TASK:
Below are entries. Give back exactly the lines from the one containing "Reproduce this chart with D3.js." through the one containing "var scheduleLevels = [-1, -1, 1, 1, 3.58, 3.58, 2, 2];", inclusive, without the pictures.

RECORDS PROVIDED:
——
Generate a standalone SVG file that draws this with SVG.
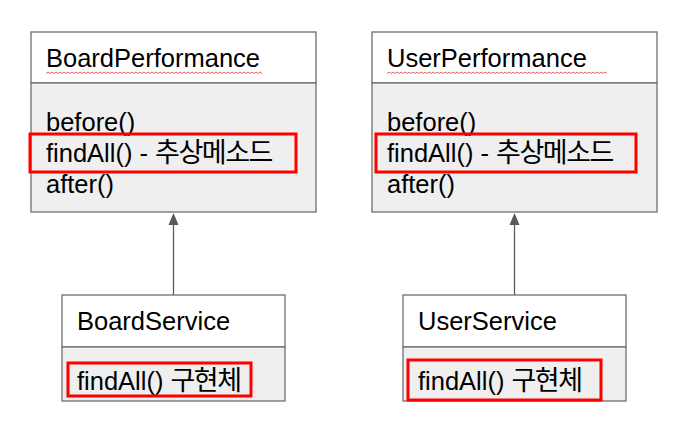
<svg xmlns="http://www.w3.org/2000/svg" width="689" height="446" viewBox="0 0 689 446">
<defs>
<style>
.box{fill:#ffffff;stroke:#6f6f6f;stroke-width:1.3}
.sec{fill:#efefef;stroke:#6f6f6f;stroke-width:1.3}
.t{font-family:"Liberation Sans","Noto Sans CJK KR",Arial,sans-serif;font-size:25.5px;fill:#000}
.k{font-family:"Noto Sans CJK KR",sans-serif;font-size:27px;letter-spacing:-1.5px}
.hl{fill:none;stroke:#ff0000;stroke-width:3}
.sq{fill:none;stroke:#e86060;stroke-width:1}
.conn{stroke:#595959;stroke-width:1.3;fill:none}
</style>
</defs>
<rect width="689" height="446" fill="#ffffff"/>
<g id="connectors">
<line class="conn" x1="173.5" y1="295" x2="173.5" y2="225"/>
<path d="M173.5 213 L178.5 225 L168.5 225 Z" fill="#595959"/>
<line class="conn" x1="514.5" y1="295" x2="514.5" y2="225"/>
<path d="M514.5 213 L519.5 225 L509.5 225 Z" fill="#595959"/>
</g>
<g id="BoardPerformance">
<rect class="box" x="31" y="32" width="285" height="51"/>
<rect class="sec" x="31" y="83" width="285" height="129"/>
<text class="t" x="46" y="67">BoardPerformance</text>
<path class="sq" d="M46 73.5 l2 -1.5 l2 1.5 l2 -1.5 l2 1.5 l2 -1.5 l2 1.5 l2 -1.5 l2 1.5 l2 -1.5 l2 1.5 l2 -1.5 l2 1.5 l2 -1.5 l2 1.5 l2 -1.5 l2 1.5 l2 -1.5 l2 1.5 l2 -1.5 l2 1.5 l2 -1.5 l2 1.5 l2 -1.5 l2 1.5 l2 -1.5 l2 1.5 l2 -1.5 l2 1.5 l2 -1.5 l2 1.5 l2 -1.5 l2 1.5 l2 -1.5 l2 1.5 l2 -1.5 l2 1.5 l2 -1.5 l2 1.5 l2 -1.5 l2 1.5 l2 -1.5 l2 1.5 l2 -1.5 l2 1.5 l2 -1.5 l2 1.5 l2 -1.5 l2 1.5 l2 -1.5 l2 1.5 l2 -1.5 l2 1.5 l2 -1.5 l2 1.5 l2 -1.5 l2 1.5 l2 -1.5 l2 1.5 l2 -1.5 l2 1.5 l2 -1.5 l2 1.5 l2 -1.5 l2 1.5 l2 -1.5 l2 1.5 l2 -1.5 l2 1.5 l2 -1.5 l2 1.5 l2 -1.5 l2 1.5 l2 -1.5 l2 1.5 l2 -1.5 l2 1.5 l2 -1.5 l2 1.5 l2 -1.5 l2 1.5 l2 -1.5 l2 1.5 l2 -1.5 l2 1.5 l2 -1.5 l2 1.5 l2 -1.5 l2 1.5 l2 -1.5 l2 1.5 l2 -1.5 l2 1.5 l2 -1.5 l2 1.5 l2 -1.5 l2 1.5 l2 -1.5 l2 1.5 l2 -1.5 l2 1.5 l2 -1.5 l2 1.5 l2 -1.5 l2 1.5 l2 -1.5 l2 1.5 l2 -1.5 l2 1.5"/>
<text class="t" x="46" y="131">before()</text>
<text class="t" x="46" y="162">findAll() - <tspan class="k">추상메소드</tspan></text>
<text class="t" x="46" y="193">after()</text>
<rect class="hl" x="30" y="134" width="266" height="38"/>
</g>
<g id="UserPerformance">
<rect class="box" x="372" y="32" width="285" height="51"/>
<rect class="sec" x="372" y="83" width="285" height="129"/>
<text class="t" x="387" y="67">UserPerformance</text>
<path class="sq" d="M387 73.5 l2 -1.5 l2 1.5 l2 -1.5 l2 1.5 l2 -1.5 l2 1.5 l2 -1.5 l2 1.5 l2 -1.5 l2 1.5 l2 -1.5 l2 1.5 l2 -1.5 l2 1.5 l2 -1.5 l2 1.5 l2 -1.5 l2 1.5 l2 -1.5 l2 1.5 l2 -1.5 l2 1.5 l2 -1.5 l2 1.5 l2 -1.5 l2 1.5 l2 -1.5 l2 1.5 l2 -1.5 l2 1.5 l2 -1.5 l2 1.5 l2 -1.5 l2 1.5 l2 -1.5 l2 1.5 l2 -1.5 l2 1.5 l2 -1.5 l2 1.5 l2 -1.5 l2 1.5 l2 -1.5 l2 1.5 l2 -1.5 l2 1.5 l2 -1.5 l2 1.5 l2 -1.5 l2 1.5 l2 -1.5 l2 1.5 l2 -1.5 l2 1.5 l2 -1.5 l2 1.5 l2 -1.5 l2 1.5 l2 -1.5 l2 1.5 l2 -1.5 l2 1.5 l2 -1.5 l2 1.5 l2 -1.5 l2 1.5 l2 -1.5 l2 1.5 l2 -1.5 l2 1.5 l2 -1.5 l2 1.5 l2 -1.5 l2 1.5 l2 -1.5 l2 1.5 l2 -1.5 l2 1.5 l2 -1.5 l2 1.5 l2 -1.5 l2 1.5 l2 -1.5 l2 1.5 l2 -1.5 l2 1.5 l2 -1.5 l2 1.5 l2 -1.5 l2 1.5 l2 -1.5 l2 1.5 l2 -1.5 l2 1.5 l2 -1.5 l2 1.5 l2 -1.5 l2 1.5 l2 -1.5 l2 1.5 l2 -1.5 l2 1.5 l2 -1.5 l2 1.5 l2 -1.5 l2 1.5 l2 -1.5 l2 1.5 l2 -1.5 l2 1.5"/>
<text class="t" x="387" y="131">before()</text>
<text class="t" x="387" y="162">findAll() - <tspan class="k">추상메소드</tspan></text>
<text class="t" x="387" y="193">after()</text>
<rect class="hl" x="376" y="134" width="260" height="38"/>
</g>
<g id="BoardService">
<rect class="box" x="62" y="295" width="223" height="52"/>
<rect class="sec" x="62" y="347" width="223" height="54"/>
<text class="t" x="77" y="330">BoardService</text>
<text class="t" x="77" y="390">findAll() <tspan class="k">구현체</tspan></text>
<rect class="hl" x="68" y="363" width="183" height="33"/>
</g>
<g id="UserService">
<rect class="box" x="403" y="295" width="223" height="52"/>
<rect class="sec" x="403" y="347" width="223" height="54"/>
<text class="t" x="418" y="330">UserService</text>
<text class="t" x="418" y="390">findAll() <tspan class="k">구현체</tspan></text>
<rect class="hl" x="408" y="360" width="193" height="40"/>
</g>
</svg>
——
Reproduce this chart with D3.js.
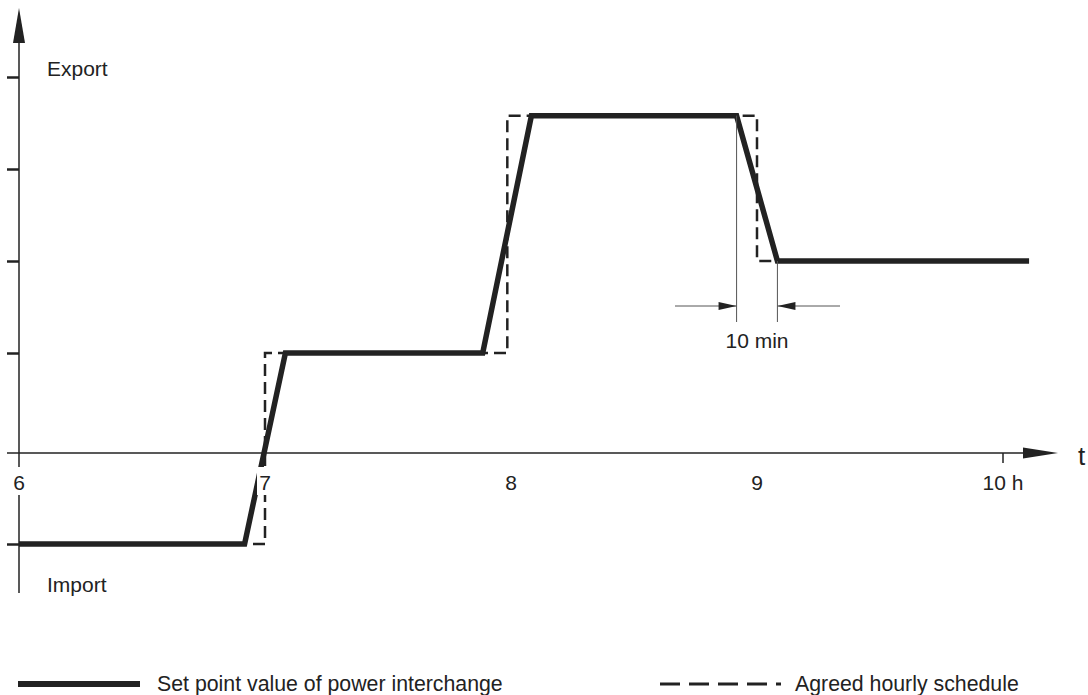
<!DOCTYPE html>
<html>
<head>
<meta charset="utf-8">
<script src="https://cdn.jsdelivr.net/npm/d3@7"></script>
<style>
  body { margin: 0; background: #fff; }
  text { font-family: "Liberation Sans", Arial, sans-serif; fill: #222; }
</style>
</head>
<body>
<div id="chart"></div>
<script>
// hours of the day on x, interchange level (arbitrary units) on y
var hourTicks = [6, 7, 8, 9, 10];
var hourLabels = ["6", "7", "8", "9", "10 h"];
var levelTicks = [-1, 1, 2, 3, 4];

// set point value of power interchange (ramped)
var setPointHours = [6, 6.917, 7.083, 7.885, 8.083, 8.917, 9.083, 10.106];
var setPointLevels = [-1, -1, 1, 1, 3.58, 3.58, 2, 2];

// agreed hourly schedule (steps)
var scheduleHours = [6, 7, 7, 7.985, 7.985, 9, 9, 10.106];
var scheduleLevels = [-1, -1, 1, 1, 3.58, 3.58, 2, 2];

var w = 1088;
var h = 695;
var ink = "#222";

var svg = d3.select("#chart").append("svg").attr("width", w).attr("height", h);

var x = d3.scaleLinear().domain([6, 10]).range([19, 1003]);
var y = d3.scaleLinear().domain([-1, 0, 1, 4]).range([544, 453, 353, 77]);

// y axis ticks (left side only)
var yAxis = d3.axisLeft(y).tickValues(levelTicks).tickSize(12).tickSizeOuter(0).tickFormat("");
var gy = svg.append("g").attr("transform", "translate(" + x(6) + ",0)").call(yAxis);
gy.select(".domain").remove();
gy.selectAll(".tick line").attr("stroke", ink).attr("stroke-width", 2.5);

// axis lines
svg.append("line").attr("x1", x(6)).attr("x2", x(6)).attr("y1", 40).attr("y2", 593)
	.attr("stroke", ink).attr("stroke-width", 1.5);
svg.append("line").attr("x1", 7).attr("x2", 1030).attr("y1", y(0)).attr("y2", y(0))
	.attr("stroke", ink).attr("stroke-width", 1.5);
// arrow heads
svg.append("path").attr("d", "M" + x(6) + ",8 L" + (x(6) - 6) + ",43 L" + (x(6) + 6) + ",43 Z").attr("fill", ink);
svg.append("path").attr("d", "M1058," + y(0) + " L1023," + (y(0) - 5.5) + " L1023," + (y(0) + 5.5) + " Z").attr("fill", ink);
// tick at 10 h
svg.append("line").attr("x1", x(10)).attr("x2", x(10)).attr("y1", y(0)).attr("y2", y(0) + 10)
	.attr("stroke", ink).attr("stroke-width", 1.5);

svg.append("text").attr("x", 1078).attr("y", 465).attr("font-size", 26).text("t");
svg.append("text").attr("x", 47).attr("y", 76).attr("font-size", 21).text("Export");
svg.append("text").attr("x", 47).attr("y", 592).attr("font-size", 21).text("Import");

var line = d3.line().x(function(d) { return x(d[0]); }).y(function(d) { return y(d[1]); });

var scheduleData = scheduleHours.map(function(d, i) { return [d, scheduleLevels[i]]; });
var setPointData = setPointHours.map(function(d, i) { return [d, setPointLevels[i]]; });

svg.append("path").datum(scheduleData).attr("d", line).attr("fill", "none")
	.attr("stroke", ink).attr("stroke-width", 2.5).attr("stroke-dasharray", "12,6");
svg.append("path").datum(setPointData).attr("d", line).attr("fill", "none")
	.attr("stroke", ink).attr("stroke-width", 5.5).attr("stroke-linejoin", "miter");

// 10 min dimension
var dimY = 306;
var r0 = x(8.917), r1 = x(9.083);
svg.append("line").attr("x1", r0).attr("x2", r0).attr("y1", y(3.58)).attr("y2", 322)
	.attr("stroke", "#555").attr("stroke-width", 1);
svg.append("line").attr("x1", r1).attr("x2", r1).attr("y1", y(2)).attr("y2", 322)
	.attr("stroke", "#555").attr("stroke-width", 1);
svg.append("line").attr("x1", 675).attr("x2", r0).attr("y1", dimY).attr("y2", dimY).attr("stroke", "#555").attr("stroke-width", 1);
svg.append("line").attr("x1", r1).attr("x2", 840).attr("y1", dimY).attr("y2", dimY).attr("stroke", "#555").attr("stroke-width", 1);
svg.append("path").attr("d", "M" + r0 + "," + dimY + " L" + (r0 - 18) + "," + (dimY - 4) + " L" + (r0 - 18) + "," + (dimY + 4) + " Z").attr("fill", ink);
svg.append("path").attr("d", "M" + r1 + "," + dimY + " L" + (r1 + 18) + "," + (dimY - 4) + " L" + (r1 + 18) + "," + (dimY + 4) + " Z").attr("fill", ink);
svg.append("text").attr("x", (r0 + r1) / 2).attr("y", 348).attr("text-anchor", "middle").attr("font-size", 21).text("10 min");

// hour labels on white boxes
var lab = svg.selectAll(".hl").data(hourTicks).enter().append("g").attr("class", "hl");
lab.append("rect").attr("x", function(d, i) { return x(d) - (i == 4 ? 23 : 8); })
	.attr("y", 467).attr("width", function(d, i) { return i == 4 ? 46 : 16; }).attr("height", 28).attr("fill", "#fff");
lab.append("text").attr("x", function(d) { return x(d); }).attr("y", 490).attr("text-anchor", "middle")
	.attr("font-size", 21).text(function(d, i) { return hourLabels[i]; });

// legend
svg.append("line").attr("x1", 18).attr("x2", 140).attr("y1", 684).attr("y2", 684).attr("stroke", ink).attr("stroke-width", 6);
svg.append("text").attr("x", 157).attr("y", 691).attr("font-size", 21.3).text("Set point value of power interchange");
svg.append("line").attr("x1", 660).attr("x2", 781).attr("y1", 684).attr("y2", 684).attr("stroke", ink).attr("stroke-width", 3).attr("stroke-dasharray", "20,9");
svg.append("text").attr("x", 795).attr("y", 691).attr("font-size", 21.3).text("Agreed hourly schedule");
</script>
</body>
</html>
——
ANSWER FOR THIS EXERCISE:
Reproduce this chart with D3.js.
<!DOCTYPE html>
<html>
<head>
<meta charset="utf-8">
<script src="https://cdn.jsdelivr.net/npm/d3@7"></script>
<style>
  body { margin: 0; background: #fff; }
  text { font-family: "Liberation Sans", Arial, sans-serif; fill: #222; }
</style>
</head>
<body>
<div id="chart"></div>
<script>
// hours of the day on x, interchange level (arbitrary units) on y
var hourTicks = [6, 7, 8, 9, 10];
var hourLabels = ["6", "7", "8", "9", "10 h"];
var levelTicks = [-1, 1, 2, 3, 4];

// set point value of power interchange (ramped)
var setPointHours = [6, 6.917, 7.083, 7.885, 8.083, 8.917, 9.083, 10.106];
var setPointLevels = [-1, -1, 1, 1, 3.58, 3.58, 2, 2];

// agreed hourly schedule (steps)
var scheduleHours = [6, 7, 7, 7.985, 7.985, 9, 9, 10.106];
var scheduleLevels = [-1, -1, 1, 1, 3.58, 3.58, 2, 2];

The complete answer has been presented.